Freeman died while shooting a commercial in Bishop, days before To Fly!, a film he co-directed with MacGillivray, premiered at the Smithsonian Institution in Washington, D.C., where it still runs daily.

Two years later, John Milius pulled MacGillivray back into the surf world with Big Wednesday, a drama about three surfers (Jan-Michael Vincent, William Katt and Gary Busey) set in early 1960s California. “He hired me to produce mostly all the surfing sequences—they are all throughout the movie—and then I advised on the rest of the film,” MacGillivray says. “I kind of wished I'd advised a little bit more; it could have been a really excellent film.”

He had fonder memories of the 1980 horror classic The Shining. “When I got the call from Stanley Kubrick, I couldn't believe it was really Stanley Kubrick,” MacGillivray recalls. “I was certain it was one of my friends because they knew he was my favorite director, and I thought they were playing a joke.”

Kubrick, a New Yorker who fled Hollywood for London, kept a very tight circle around him, which explains why his good friend Brian Cook served as assistant director.
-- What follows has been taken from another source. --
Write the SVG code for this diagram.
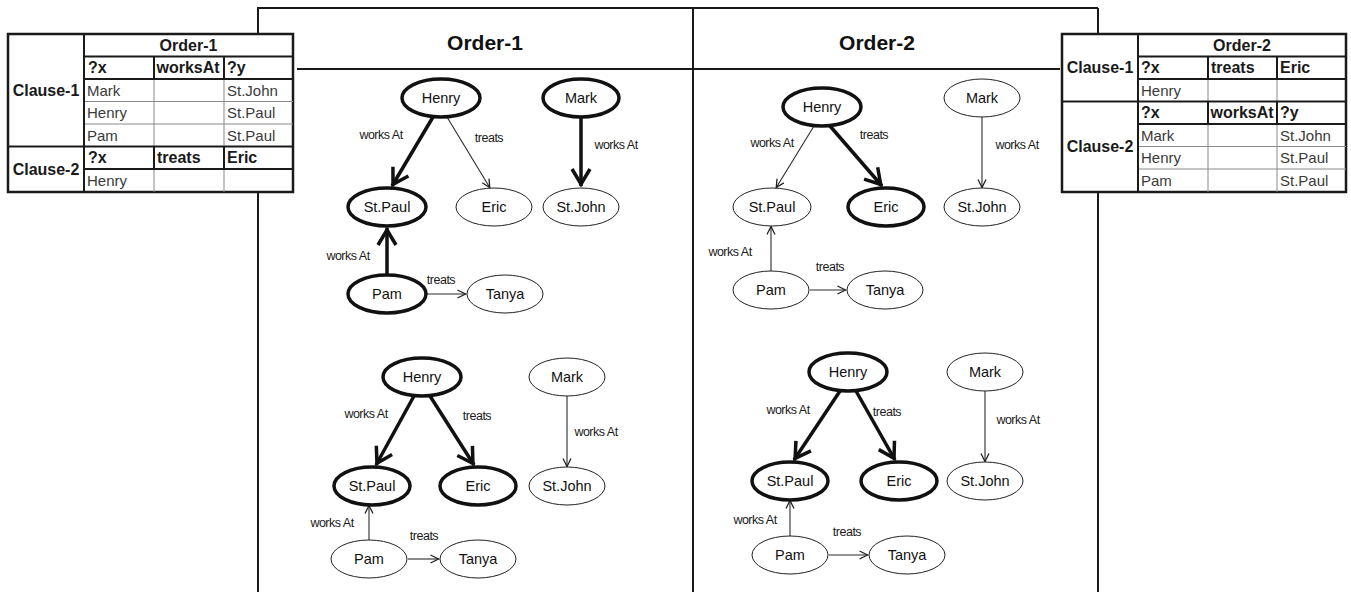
<svg xmlns="http://www.w3.org/2000/svg" width="1351" height="592" viewBox="0 0 1351 592">
<style>
.fr{stroke:#1a1a1a;stroke-width:2;fill:none}
.tk{stroke:#1a1a1a;stroke-width:2;fill:none}
.tn{stroke:#8a8a8a;stroke-width:1;fill:none}
.to{stroke:#1a1a1a;stroke-width:2.5;fill:#fff}
.th{font-family:"Liberation Sans",Arial,sans-serif;font-size:16px;font-weight:bold;fill:#1a1a1a}
.td{font-family:"Liberation Sans",Arial,sans-serif;font-size:15px;fill:#3a3a3a}
.title{font-family:"Liberation Sans",Arial,sans-serif;font-size:21px;font-weight:bold;fill:#111;text-anchor:middle}
.n{fill:#fff;stroke:#222;stroke-width:1}
.nb{fill:#fff;stroke:#111;stroke-width:3.5}
.nt{font-family:"Liberation Sans",Arial,sans-serif;font-size:14.5px;fill:#111;text-anchor:middle}
.e{stroke:#2a2a2a;stroke-width:1.1;fill:none;marker-end:url(#aThin)}
.eb{stroke:#111;stroke-width:3.5;fill:none;marker-end:url(#aThick)}
.lb{font-family:"Liberation Sans",Arial,sans-serif;font-size:12.5px;fill:#1a1a1a;text-anchor:middle;letter-spacing:-0.5px}
</style>
<defs>
<marker id="aThin" viewBox="0 0 10 10" refX="9.5" refY="5" markerWidth="10" markerHeight="10" markerUnits="userSpaceOnUse" orient="auto" overflow="visible"><path d="M1,1 L9,5 L1,9" fill="none" stroke="#222" stroke-width="1.3"/></marker>
<marker id="aThick" viewBox="0 0 22 22" refX="19" refY="11" markerWidth="22" markerHeight="22" markerUnits="userSpaceOnUse" orient="auto" overflow="visible"><path d="M2,2 L17,11 L2,20" fill="none" stroke="#111" stroke-width="3.5"/></marker>
</defs>
<rect width="1351" height="592" fill="#fff"/>
<g id="frame">
<line class="fr" x1="257" y1="8" x2="1098" y2="8"/>
<line class="fr" x1="258" y1="8" x2="258" y2="592"/>
<line class="fr" x1="693" y1="8" x2="693" y2="592"/>
<line class="fr" x1="1098" y1="8" x2="1098" y2="592"/>
<line class="fr" x1="297" y1="69" x2="1060" y2="69"/>
<text class="title" x="485" y="50">Order-1</text>
<text class="title" x="877" y="50">Order-2</text>
</g>
<g id="table-left">
<rect class="to" x="8" y="34" width="285" height="158"/>
<line class="tn" x1="84" y1="101.5" x2="293" y2="101.5"/>
<line class="tn" x1="84" y1="124" x2="293" y2="124"/>
<line class="tn" x1="154" y1="56.5" x2="154" y2="192"/>
<line class="tn" x1="224" y1="56.5" x2="224" y2="192"/>
<line class="tk" x1="154" y1="56.5" x2="154" y2="79"/>
<line class="tk" x1="224" y1="56.5" x2="224" y2="79"/>
<line class="tk" x1="154" y1="146.5" x2="154" y2="169"/>
<line class="tk" x1="224" y1="146.5" x2="224" y2="169"/>
<line class="tk" x1="84" y1="34" x2="84" y2="192"/>
<line class="tk" x1="84" y1="56.5" x2="293" y2="56.5"/>
<line class="tk" x1="84" y1="79" x2="293" y2="79"/>
<line class="tk" x1="8" y1="146.5" x2="293" y2="146.5"/>
<line class="tk" x1="84" y1="169" x2="293" y2="169"/>
<text class="th" x="188.5" y="51" text-anchor="middle">Order-1</text>
<text class="th" x="46" y="96" text-anchor="middle">Clause-1</text>
<text class="th" x="46" y="175" text-anchor="middle">Clause-2</text>
<text class="th" x="88" y="73">?x</text>
<text class="th" x="156.5" y="73">worksAt</text>
<text class="th" x="227" y="73">?y</text>
<text class="td" x="87" y="96">Mark</text>
<text class="td" x="227" y="96">St.John</text>
<text class="td" x="87" y="118">Henry</text>
<text class="td" x="227" y="118">St.Paul</text>
<text class="td" x="87" y="141">Pam</text>
<text class="td" x="227" y="141">St.Paul</text>
<text class="th" x="88" y="163">?x</text>
<text class="th" x="157" y="163">treats</text>
<text class="th" x="227" y="163">Eric</text>
<text class="td" x="87" y="186">Henry</text>
</g>
<g id="table-right">
<rect class="to" x="1062" y="34" width="284" height="158"/>
<line class="tn" x1="1138" y1="146.5" x2="1346" y2="146.5"/>
<line class="tn" x1="1138" y1="169" x2="1346" y2="169"/>
<line class="tn" x1="1208" y1="56.5" x2="1208" y2="192"/>
<line class="tn" x1="1277" y1="56.5" x2="1277" y2="192"/>
<line class="tk" x1="1208" y1="56.5" x2="1208" y2="79"/>
<line class="tk" x1="1277" y1="56.5" x2="1277" y2="79"/>
<line class="tk" x1="1208" y1="101.5" x2="1208" y2="124"/>
<line class="tk" x1="1277" y1="101.5" x2="1277" y2="124"/>
<line class="tk" x1="1138" y1="34" x2="1138" y2="192"/>
<line class="tk" x1="1138" y1="56.5" x2="1346" y2="56.5"/>
<line class="tk" x1="1138" y1="79" x2="1346" y2="79"/>
<line class="tk" x1="1062" y1="101.5" x2="1346" y2="101.5"/>
<line class="tk" x1="1138" y1="124" x2="1346" y2="124"/>
<text class="th" x="1242" y="51" text-anchor="middle">Order-2</text>
<text class="th" x="1100" y="73" text-anchor="middle">Clause-1</text>
<text class="th" x="1100" y="152" text-anchor="middle">Clause-2</text>
<text class="th" x="1141" y="73">?x</text>
<text class="th" x="1211" y="73">treats</text>
<text class="th" x="1280" y="73">Eric</text>
<text class="td" x="1141" y="96">Henry</text>
<text class="th" x="1141" y="118">?x</text>
<text class="th" x="1210.5" y="118">worksAt</text>
<text class="th" x="1280" y="118">?y</text>
<text class="td" x="1141" y="141">Mark</text>
<text class="td" x="1280" y="141">St.John</text>
<text class="td" x="1141" y="163">Henry</text>
<text class="td" x="1280" y="163">St.Paul</text>
<text class="td" x="1141" y="186">Pam</text>
<text class="td" x="1280" y="186">St.Paul</text>
</g>
<g id="connectors">
<line class="eb" x1="433" y1="117" x2="392" y2="186"/>
<line class="e" x1="447" y1="117" x2="490" y2="188"/>
<line class="eb" x1="581" y1="117" x2="581" y2="186"/>
<line class="eb" x1="387" y1="275" x2="387" y2="228"/>
<line class="e" x1="426" y1="294" x2="466" y2="294"/>
<line class="e" x1="814" y1="126" x2="776" y2="188"/>
<line class="eb" x1="830" y1="126" x2="882" y2="186"/>
<line class="e" x1="982" y1="117" x2="982" y2="188"/>
<line class="e" x1="771" y1="271" x2="771" y2="226"/>
<line class="e" x1="810" y1="290" x2="846" y2="290"/>
<line class="eb" x1="414" y1="396" x2="376" y2="465"/>
<line class="eb" x1="430" y1="396" x2="474" y2="465"/>
<line class="e" x1="567" y1="396" x2="567" y2="467"/>
<line class="e" x1="369" y1="540" x2="369" y2="505"/>
<line class="e" x1="408" y1="559" x2="439" y2="559"/>
<line class="eb" x1="840" y1="391" x2="794" y2="460"/>
<line class="eb" x1="856" y1="391" x2="895" y2="460"/>
<line class="e" x1="985" y1="391" x2="985" y2="462"/>
<line class="e" x1="790" y1="536" x2="790" y2="500"/>
<line class="e" x1="829" y1="555" x2="868" y2="555"/>
<text class="lb" x="381" y="139">works At</text>
<text class="lb" x="489" y="142">treats</text>
<text class="lb" x="616" y="149">works At</text>
<text class="lb" x="348" y="260">works At</text>
<text class="lb" x="441" y="284">treats</text>
<text class="lb" x="772" y="147">works At</text>
<text class="lb" x="874" y="139">treats</text>
<text class="lb" x="1017" y="149">works At</text>
<text class="lb" x="730" y="256">works At</text>
<text class="lb" x="830" y="271">treats</text>
<text class="lb" x="366" y="418">works At</text>
<text class="lb" x="477" y="420">treats</text>
<text class="lb" x="596" y="436">works At</text>
<text class="lb" x="332" y="527">works At</text>
<text class="lb" x="424" y="540">treats</text>
<text class="lb" x="788" y="414">works At</text>
<text class="lb" x="887" y="416">treats</text>
<text class="lb" x="1018" y="424">works At</text>
<text class="lb" x="755" y="524">works At</text>
<text class="lb" x="847" y="536">treats</text>
</g>
<g id="o1a-henry"><ellipse class="nb" cx="441" cy="98" rx="39" ry="19"/><text class="nt" x="441" y="103">Henry</text></g>
<g id="o1a-mark"><ellipse class="nb" cx="581" cy="98" rx="38" ry="19"/><text class="nt" x="581" y="103">Mark</text></g>
<g id="o1a-stpaul"><ellipse class="nb" cx="387" cy="207" rx="39" ry="19"/><text class="nt" x="387" y="212">St.Paul</text></g>
<g id="o1a-eric"><ellipse class="n" cx="494" cy="207" rx="38" ry="19"/><text class="nt" x="494" y="212">Eric</text></g>
<g id="o1a-stjohn"><ellipse class="n" cx="581" cy="207" rx="38" ry="19"/><text class="nt" x="581" y="212">St.John</text></g>
<g id="o1a-pam"><ellipse class="nb" cx="387" cy="294" rx="39" ry="19"/><text class="nt" x="387" y="299">Pam</text></g>
<g id="o1a-tanya"><ellipse class="n" cx="505" cy="294" rx="38" ry="19"/><text class="nt" x="505" y="299">Tanya</text></g>
<g id="o2a-henry"><ellipse class="nb" cx="822" cy="107" rx="39" ry="19"/><text class="nt" x="822" y="112">Henry</text></g>
<g id="o2a-mark"><ellipse class="n" cx="982" cy="98" rx="38" ry="19"/><text class="nt" x="982" y="103">Mark</text></g>
<g id="o2a-stpaul"><ellipse class="n" cx="772" cy="207" rx="39" ry="19"/><text class="nt" x="772" y="212">St.Paul</text></g>
<g id="o2a-eric"><ellipse class="nb" cx="886" cy="207" rx="38" ry="19"/><text class="nt" x="886" y="212">Eric</text></g>
<g id="o2a-stjohn"><ellipse class="n" cx="982" cy="207" rx="38" ry="19"/><text class="nt" x="982" y="212">St.John</text></g>
<g id="o2a-pam"><ellipse class="n" cx="771" cy="290" rx="38" ry="19"/><text class="nt" x="771" y="295">Pam</text></g>
<g id="o2a-tanya"><ellipse class="n" cx="885" cy="290" rx="38" ry="19"/><text class="nt" x="885" y="295">Tanya</text></g>
<g id="o1b-henry"><ellipse class="nb" cx="422" cy="377" rx="39" ry="19"/><text class="nt" x="422" y="382">Henry</text></g>
<g id="o1b-mark"><ellipse class="n" cx="567" cy="377" rx="38" ry="19"/><text class="nt" x="567" y="382">Mark</text></g>
<g id="o1b-stpaul"><ellipse class="nb" cx="372" cy="486" rx="38" ry="19"/><text class="nt" x="372" y="491">St.Paul</text></g>
<g id="o1b-eric"><ellipse class="nb" cx="478" cy="486" rx="38" ry="19"/><text class="nt" x="478" y="491">Eric</text></g>
<g id="o1b-stjohn"><ellipse class="n" cx="567" cy="486" rx="38" ry="19"/><text class="nt" x="567" y="491">St.John</text></g>
<g id="o1b-pam"><ellipse class="n" cx="369" cy="559" rx="38" ry="19"/><text class="nt" x="369" y="564">Pam</text></g>
<g id="o1b-tanya"><ellipse class="n" cx="478" cy="559" rx="38" ry="19"/><text class="nt" x="478" y="564">Tanya</text></g>
<g id="o2b-henry"><ellipse class="nb" cx="848" cy="372" rx="39" ry="19"/><text class="nt" x="848" y="377">Henry</text></g>
<g id="o2b-mark"><ellipse class="n" cx="985" cy="372" rx="38" ry="19"/><text class="nt" x="985" y="377">Mark</text></g>
<g id="o2b-stpaul"><ellipse class="nb" cx="790" cy="481" rx="38" ry="19"/><text class="nt" x="790" y="486">St.Paul</text></g>
<g id="o2b-eric"><ellipse class="nb" cx="899" cy="481" rx="38" ry="19"/><text class="nt" x="899" y="486">Eric</text></g>
<g id="o2b-stjohn"><ellipse class="n" cx="985" cy="481" rx="38" ry="19"/><text class="nt" x="985" y="486">St.John</text></g>
<g id="o2b-pam"><ellipse class="n" cx="790" cy="555" rx="38" ry="19"/><text class="nt" x="790" y="560">Pam</text></g>
<g id="o2b-tanya"><ellipse class="n" cx="907" cy="555" rx="38" ry="19"/><text class="nt" x="907" y="560">Tanya</text></g>
</svg>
Cook had also been A.D. years earlier on Sky Riders, whose cinematographers were MacGillivray, Freeman and Ousama Rawl. Shots from the sky Kubrick wanted for The Shining would be rolled into the breathtaking opening sequence that has Jack Torrance (Jack Nicholson) driving his family up the mountain to the Overlook Hotel. With the passing of Freeman, who'd been regarded as one of the steadiest aerial cameramen, Cook suggested MacGillivray to Kubrick. Thus, the call.

The Shining was a huge production,” MacGillivray says. “They'd built a gigantic set in London. It took a year and two months just for shooting on the set. We shot for almost a year in America. Kubrick would finish his work at 10 p.m. in the studio in London, then go home and call me, about twice a week. He'd say, 'How are you doing there? Have you got any good weather yet? Have you got the shot I need?' It's amazing how hard-working he was.”
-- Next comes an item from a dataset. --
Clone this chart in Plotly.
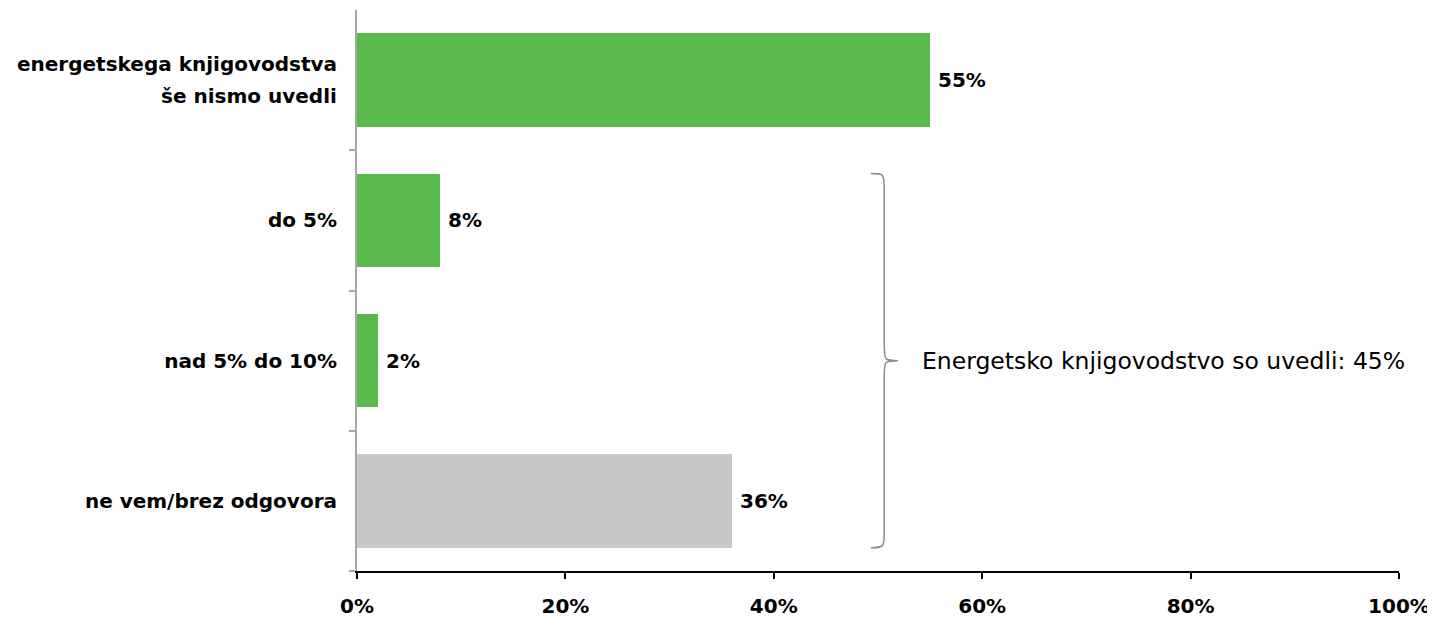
import plotly.graph_objects as go

categories = ["energetskega knjigovodstva<br>še nismo uvedli", "do 5%", "nad 5% do 10%", "ne vem/brez odgovora"]
values = [55, 8, 2, 36]
colors = ["#58BA4A", "#58BA4A", "#58BA4A", "#C8C8C8"]
x_ticks = [0, 20, 40, 60, 80, 100]
x_tick_labels = ["0%", "20%", "40%", "60%", "80%", "100%"]
brace_text = "Energetsko knjigovodstvo so uvedli: 45%"

BAR_W = 0.667
FONT = "DejaVu Sans, Liberation Sans, Arial, sans-serif"
LBL = 20

fig = go.Figure()
fig.add_trace(go.Bar(
    x=values, y=categories, orientation="h",
    marker=dict(color=colors, line=dict(width=0)),
    width=BAR_W, hoverinfo="skip",
))

# value labels
for c, v in zip(categories, values):
    fig.add_annotation(x=v, y=c, xref="x", yref="y", text=f"<b>{v}%</b>",
                       showarrow=False, xanchor="left", xshift=6,
                       font=dict(family=FONT, size=LBL, color="black"))

# multi-line category labels drawn with custom line spacing
ticktexts = []
for c in categories:
    lines = c.split("<br>")
    if len(lines) == 1:
        ticktexts.append(f"<b>{c}</b>")
    else:
        ticktexts.append("")
        k = len(lines)
        for i, ln in enumerate(lines):
            fig.add_annotation(x=0, y=c, xref="paper", yref="y", text=f"<b>{ln}</b>",
                               showarrow=False, xanchor="right", xshift=-18,
                               yshift=((k - 1) / 2 - i) * 32,
                               font=dict(family=FONT, size=LBL, color="black"))

# brace spanning the bars of "introduced" categories (indices 1..3 from top)
n = len(categories)
def ypaper(idx_from_top, off):
    pos = (n - 1 - idx_from_top) + off
    return (pos + 0.5) / n
yt = ypaper(1, BAR_W / 2)
yb = ypaper(3, -BAR_W / 2)
ym = (yt + yb) / 2
x0, xv, xt = 49.3, 50.6, 51.9
r = 0.03
path = (f"M {x0},{yt} C {xv},{yt} {xv},{yt} {xv},{yt - r} "
        f"L {xv},{ym + r} C {xv},{ym} {xv},{ym} {xt},{ym} "
        f"C {xv},{ym} {xv},{ym} {xv},{ym - r} "
        f"L {xv},{yb + r} C {xv},{yb} {xv},{yb} {x0},{yb}")
fig.add_shape(type="path", path=path, xref="x", yref="paper",
              line=dict(color="#8C8C8C", width=1.5))
fig.add_annotation(x=xt, y=ym, xref="x", yref="paper", text=brace_text,
                   showarrow=False, xanchor="left", xshift=22,
                   font=dict(family=FONT, size=23.5, color="black"))

fig.update_layout(
    width=1435, height=620,
    margin=dict(l=349, r=44, t=2, b=57),
    plot_bgcolor="white", paper_bgcolor="white",
    showlegend=False, bargap=0,
    xaxis=dict(range=[0, 100], tickvals=x_ticks, ticktext=[f"<b>{t}</b>" for t in x_tick_labels],
               showgrid=False, zeroline=False, showline=True, linecolor="black", linewidth=2,
               ticks="outside", ticklen=6, tickcolor="black", tickwidth=2,
               tickfont=dict(family=FONT, size=LBL, color="black"), ticklabelstandoff=10),
    yaxis=dict(categoryorder="array", categoryarray=categories[::-1],
               ticktext=ticktexts, tickvals=categories,
               tickson="boundaries", showgrid=False, zeroline=False,
               showline=True, linecolor="#A6A6A6", linewidth=2,
               ticks="outside", ticklen=6, tickcolor="#A6A6A6", tickwidth=2,
               tickfont=dict(family=FONT, size=LBL, color="black"), ticklabelstandoff=14),
)

fig.write_html("out.html")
He called notorious perfectionist Kubrick “a fun guy to be around. People forget how comical he was.” MacGillivray also appreciated that the master director welcomed experimentation. “We did five sequences that never made it into the film,” he says. “Kubrick's deal was he'd shoot a two-and-a-half- to three-hour movie, and then cut it down to 100 minutes. He wanted to tell the story well, and he wanted all kinds of choices because he did all his own editing.”

The favorites MacGillivray cited from his own catalog (so far) are: To Fly! because it was Freeman's last film; The Living Sea (1995) because of its beautiful ocean setting, artistry and collaboration with musician Sting; and Everest (1998) because it's an excellent documentary (Oscar nominated!) that MacGillivray Freeman Films invested heavily into making—and went on to become the highest grossing documentary until Fahrenheit 911 came along.

His next most favorite film would be whichever one he's working on, which right now is Humpback Whales 3D.

“Celebrating 50 years or getting a lifetime achievement award is really secondary to me,” MacGillivray says. “You keep doing these individual projects, and eventually, you've mounted up a lot of projects over a lot of years. Kubrick told me, 'Don't ever do the same thing twice; life is too short not to take on new challenges.' I listened to that.”